What Is CommonCrawl Archive Lookup?

CommonCrawl is a publicly available, free web archive that stores snapshots of billions of web pages every month. SEO professionals use CommonCrawl data for historical content analysis, detecting deleted pages, and backlink discovery. This tool queries archive records for a specific URL or domain via the CommonCrawl CDXAPI.

Why Does It Matter?

Historical content recovery: Access previous versions of deleted or modified pages to re-evaluate lost content.
Backlink research: CommonCrawl datasets serve as a source for part of the data in paid tools like Ahrefs and Semrush.
Domain history: Verify the historical content of a domain you're considering purchasing to reduce the risk of penalty history.
Competitor analysis: Track changes in competitor pages over time.

How to Use

Enter the URL or domain you want to query.
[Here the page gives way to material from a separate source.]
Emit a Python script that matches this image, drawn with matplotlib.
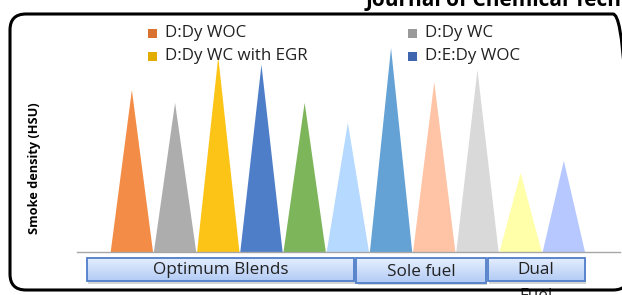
import numpy as np
import matplotlib
matplotlib.use('Agg')
import matplotlib.pyplot as plt
from matplotlib.patches import FancyBboxPatch, Rectangle
import matplotlib.transforms as mtransforms

# Smoke density (HSU) per blend
blends = ['D:Dy WOC', 'D:Dy WC', 'D:Dy WC with EGR', 'D:E:Dy WOC', 'D:E:Dy WC',
          'D:E:Dy WC with EGR', 'Diesel', 'Dy', 'E', 'D:Dy dual', 'D:E:Dy dual']
smoke = [40.5, 37.3, 48.8, 46.8, 37.3, 32.3, 51.0, 42.5, 45.5, 19.8, 22.8]
colors = ['#F28C46', '#ADADAD', '#FDC418', '#4F7EC8', '#7DB55A', '#B6DAFF',
          '#64A2D6', '#FFC4A6', '#D9D9D9', '#FFFFAA', '#B6C8FF']
legend_colors = ['#D9722E', '#999999', '#E2AD00', '#3F65AE']

# group labels and the x extents of their boxes (category units)
groups = ['Optimum Blends', 'Sole fuel', 'Dual\nFuel']
group_spans = [(-1.04, 5.15), (5.2, 8.2), (8.24, 10.48)]

W, H = 622, 295
fig = plt.figure(figsize=(W / 100, H / 100), dpi=100)


def px(x0, y0, x1, y1):
    # pixel box (top-left origin) -> figure fraction rect
    return [x0 / W, 1 - y1 / H, (x1 - x0) / W, (y1 - y0) / H]


ax = fig.add_axes(px(77, 40, 620, 252))
for i, (v, c) in enumerate(zip(smoke, colors)):
    ax.fill([i - 0.49, i, i + 0.49], [0, v, 0], color=c, lw=0, zorder=2)

for s in ['top', 'right', 'left']:
    ax.spines[s].set_visible(False)
ax.spines['bottom'].set_color('#A6A6A6')
ax.spines['bottom'].set_linewidth(1.0)
ax.set_xticks([])
ax.set_yticks([])
ax.patch.set_alpha(0)

# group boxes below the axis
trans = mtransforms.blended_transform_factory(ax.transData, ax.transAxes)
grad = np.linspace(0, 1, 50).reshape(-1, 1)
cmap = matplotlib.colors.LinearSegmentedColormap.from_list('g', ['#E6F0FF', '#B3CBF5'])
for k, (name, (a, b)) in enumerate(zip(groups, group_spans)):
    y0, y1 = -0.026, -0.138
    if k == 1:
        y0, y1 = -0.03, -0.146
    shadow = Rectangle((a + 0.03, y1 - 0.012), b - a, y0 - y1, transform=trans,
                       facecolor='#888888', alpha=0.35, lw=0, clip_on=False, zorder=3)
    ax.add_patch(shadow)
    ax.imshow(grad, cmap=cmap, extent=(a, b, y1, y0), transform=trans,
              aspect='auto', clip_on=False, zorder=4, interpolation='bilinear')
    box = Rectangle((a, y1), b - a, y0 - y1, transform=trans, facecolor='none',
                    edgecolor='#4F7EC8', lw=1.3, clip_on=False, zorder=5)
    ax.add_patch(box)
    lines = name.split('\n')
    ax.text((a + b) / 2, (y0 + y1) / 2 - 0.004, lines[0], transform=trans,
            ha='center', va='center', fontsize=12.3, family='Open Sans',
            color='#222222', zorder=6)
    if len(lines) > 1:
        ax.text((a + b) / 2, y1 - 0.068, lines[1], transform=trans,
                ha='center', va='center', fontsize=12.3, family='Open Sans',
                color='#222222', zorder=6)
ax.set_xlim(-1.27, 11.3)
ax.set_ylim(0, 53)

# legend (only first four entries visible in the crop)
leg_pos = [(148, 33), (408, 33), (148, 56), (408, 56)]
for (lx, ly), name, c in zip(leg_pos, blends[:4], legend_colors):
    fig.patches.append(Rectangle((lx / W, 1 - (ly + 4.5) / H), 9 / W, 9 / H,
                                 transform=fig.transFigure, facecolor=c, lw=0))
    fig.text((lx + 17) / W, 1 - ly / H, name, ha='left', va='center',
             fontsize=12.2, family='Open Sans', color='#222222')

fig.text(35 / W, 1 - 168 / H, 'Smoke density (HSU)', rotation=90, ha='center',
         va='center', fontsize=9.2, fontweight='bold', family='Open Sans', color='black')

# outer rounded frame (right side runs just past the crop)
frame = FancyBboxPatch((0.10, 0.05), 6.19, 2.76,
                       boxstyle='round,pad=0,rounding_size=0.16',
                       transform=fig.dpi_scale_trans, facecolor='none',
                       edgecolor='black', lw=2.2)
fig.patches.append(frame)

fig.text(366 / W, 1 - 6 / H, 'Journal of Chemical Technology', ha='left',
         va='baseline', fontsize=15, fontweight='bold', family='Open Sans',
         color='black')

fig.savefig('out.png', dpi=100)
The tool queries CommonCrawl CDX servers, listing the number of archive records for that URL, first and last crawl dates, and HTTP status codes. Click on date ranges in the results to access archive content from that period.

FAQ

How often is CommonCrawl data updated? CommonCrawl releases a new crawl version each month, so data is current with approximately 4-6 weeks delay.

How does it differ from Wayback Machine? While Wayback Machine provides a user interface, CommonCrawl provides raw datasets and API access, ideal for larger-scale research.